The new single force has two components: Police Scotland, led by Chief Constable Stephen House; and the SPA, set up to hold the service to account. Emery, 68, receives up to £9000 a month for his SPA role.
The spotlight has now shifted to the creation of the SPA's interim "project" team, set up to pave the way for the new force.
In November last year, Andrea Quinn, CEO of the Scottish Police Services Authority, was appointed as interim chief executive of the SPA. She was joined at the new body by another dozen or so individuals from the public sector.
At the same time, Emery – formerly chairman of TIE, the body in charge of Edinburgh's trams project – identified the need for an SPA "business manager" with "experience of his working approach".
The plum job was handed to Walker, 34, who was given a six-month contract worth between £23,000 and £28,000.
However, the appointment has caused concern as Walker is Emery's longstanding business partner.
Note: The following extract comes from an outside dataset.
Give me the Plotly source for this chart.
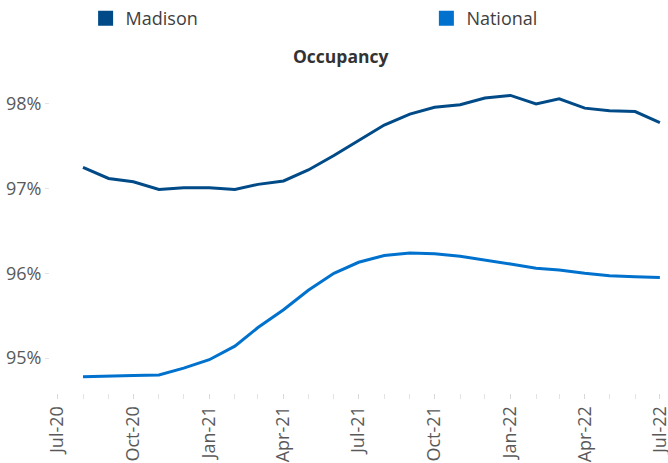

The duo are directors and co-shareholders of Glasgow-based Nelson Andrews and Associates Ltd. They are also directors of UK Project Management International Ltd, a company incorporated in 2009. In 2003, they were also directors and shareholders of Hiwood Developments Ltd (which is now dissolved).
A Glasgow University graduate, Walker was a business manager at BAE Systems naval warship division between 1999 and 2008. Emery was the managing director of the same division between 1997 and 2008.
Walker is the only member of the interim team recruited from outside the public sector. Her new job involves co-ordinating between key SPA figures, Police Scotland and the government.
One source said hiring Walker was a "snub" to the civilian personnel currently working in the service.
John Wilson, an SNP MSP for Central Scotland, said: "The revelation that Mr Emery helped a long-term business partner get a job at the SPA is very concerning.
"This appointment may be seen by people as being tainted by cronyism.
"I intend to write to the Cabinet Secretary for Justice and the First Minister to seek assurances that all public agencies will be reminded about adopting the best recruitment practices possible."
Green MSP Patrick Harvie said: "It's troubling that even before these misguided new structures are in place, allegations are being made that could damage the trust that the public and police staff have in those at the top.
Andrea Quinn said: "By the time the members of the SPA board had been appointed there were just 150 days left before the new police arrangements were due to be up and running. In order to meet these challenging timescales, a project team has had to be put together very quickly to ensure the key decisions needed for day one are taken.
"Both the Police Service of Scotland and the interim SPA team have filled key roles by a mix of competitive processes wherever possible, and appointments wherever necessary. By Christmas, the SPA board had held two formal, public meetings to establish procedures and take key decisions – roughly the same period it would have taken to get a business manager in place through a full appointment process."